ECLI:NL:HR:2012:BU9900
Arrest
Arrest inhoud
10 februari 2012
Eerste Kamer
11/03985
RM/AK
Hoge Raad der Nederlanden
Arrest
in de zaak van:
1. [Eiseres 1],
gevestigd te [vestigingsplaats],
2. [Eiser 2], en
3. [Eiseres 3],
beiden wonende te [woonplaats], Duitsland,
EISERS tot cassatie,
advocaat: aanvankelijk mr. A.B. Baumgarten, thans mr. H.H.M. Meijroos,
t e g e n
DE GEMEENTE 'S-HERTOGENBOSCH,
zetelende te 's-Hertogenbosch,
VERWEERSTER in cassatie,
niet verschenen.
Partijen zullen hierna ook worden aangeduid als [eiser] c.s. en de Gemeente.
1. Het geding
Voor het verloop van het geding tot dusver verwijst de Hoge Raad naar zijn arrest van 11 november 2011, LJN BT7203, NJ 2011/528.
De conclusie van de Advocaat-Generaal F.F. Langemeijer strekt ertoe dat de Hoge Raad toepassing zal geven aan de hardheidsclausule en een roldatum zal bepalen voor voortprocederen.
2. Beoordeling van de ontvankelijkheid van het cassatieberoep
2.1 Bij dagvaarding van 21 juni 2011 hebben [eiser] c.s. beroep in cassatie ingesteld tegen het arrest van het gerechtshof te 's-Hertogenbosch van 22 maart 2011.
De zaak is op 2 september 2011 voor de eerste maal ter terechtzitting van de Hoge Raad uitgeroepen.
2.2 Bij brief van 5 september 2011 is door de griffie van de Hoge Raad aan de advocaat van [eiser] c.s. medegedeeld dat het voorlopig griffierecht is vastgesteld op € 2.357,-- en binnenkort van diens rekening-courant zal worden afgeboekt, dan wel dat hij ter zake daarvan een acceptgiro van de Centrale Financiële Dienst in het Paleis van Justitie (hierna: CFD) zal ontvangen.
Op 12 september 2011 is door de CFD aan de advocaat van [eiser] c.s. een nota verzonden, met daarin de mededeling dat het bedrag van € 2.357,-- uiterlijk 28 dagen na dagtekening van die nota dient te zijn bijgeschreven.
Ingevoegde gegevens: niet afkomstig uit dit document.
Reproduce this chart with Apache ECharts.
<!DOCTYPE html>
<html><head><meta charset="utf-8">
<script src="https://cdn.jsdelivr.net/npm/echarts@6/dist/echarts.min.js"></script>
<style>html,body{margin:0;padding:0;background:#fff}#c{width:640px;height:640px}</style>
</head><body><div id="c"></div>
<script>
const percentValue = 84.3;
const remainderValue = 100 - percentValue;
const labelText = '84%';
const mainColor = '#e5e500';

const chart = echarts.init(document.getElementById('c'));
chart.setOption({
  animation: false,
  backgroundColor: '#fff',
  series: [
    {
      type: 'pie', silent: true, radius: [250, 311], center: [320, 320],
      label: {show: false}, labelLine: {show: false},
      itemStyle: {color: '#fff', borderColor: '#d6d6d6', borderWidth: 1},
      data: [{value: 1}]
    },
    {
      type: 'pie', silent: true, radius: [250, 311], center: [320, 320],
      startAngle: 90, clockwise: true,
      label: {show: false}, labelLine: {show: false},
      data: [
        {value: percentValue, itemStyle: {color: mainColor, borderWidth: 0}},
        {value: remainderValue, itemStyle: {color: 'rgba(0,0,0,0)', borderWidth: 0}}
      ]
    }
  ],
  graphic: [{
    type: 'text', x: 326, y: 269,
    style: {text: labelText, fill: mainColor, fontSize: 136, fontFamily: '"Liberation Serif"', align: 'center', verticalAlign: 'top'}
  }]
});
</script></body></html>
De advocaat van [eiser] c.s. heeft dit bedrag betaald op 4 oktober 2011, dus binnen de in de nota vermelde periode maar na afloop van de in art. 3 lid 3 Wet griffierechten burgerlijke zaken bedoelde termijn van vier weken.
2.3 Bij brieven van 15 en 23 november 2011 heeft de advocaat van [eiser] c.s. zich uitgelaten over de te late betaling van het griffierecht en, onder verwijzing naar HR 4 november 2011, LJN BQ7045, verzocht artikel 409a lid 2 Rv. buiten toepassing te laten op de in artikel 127a lid 3, in verbinding met artikel 409a lid 3 Rv, genoemde grond. Daartoe heeft hij, samengevat weergegeven, aangevoerd dat de brief van 5 september 2011 en de nota van 12 september 2011 met de daarin genoemde betalingstermijn van 28 dagen na dagtekening van de nota hem in verwarring hebben gebracht, dat hij zich door deze correspondentie heeft laten leiden en dat de nadelige gevolgen van verwarrende mededelingen inzake de betalingstermijn vanwege de in cassatie met de vaststelling en inning van het griffierecht belaste gerechtelijke administratie niet ten laste van zijn cliënten behoren te komen.
2.4 Het gaat hier om een geval vergelijkbaar met dat van HR 4 november 2011, LJN BU3348 (verwarring wekkende informatie van de zijde van de gerechtelijke administratie). Op de gronden vermeld in rov. 3.4, tweede en derde alinea, van dat arrest moet ook thans worden geoordeeld dat toepassing van de sanctie van niet-ontvankelijkheid een onbillijkheid van overwegende aard oplevert. Dit brengt mee dat [eiser] c.s. ontvankelijk zijn in hun beroep.
3. Beslissing
De Hoge Raad verwijst de zaak naar de rol van 17 februari 2012 voor dagbepaling schriftelijke toelichting.
Dit arrest is gewezen door de vice-president E.J. Numann als voorzitter en de raadsheren J.C. van Oven, W.D.H. Asser, C.E. Drion en G. Snijders, en in het openbaar uitgesproken door de vice-president W.A.M. van Schendel op 10 februari 2012.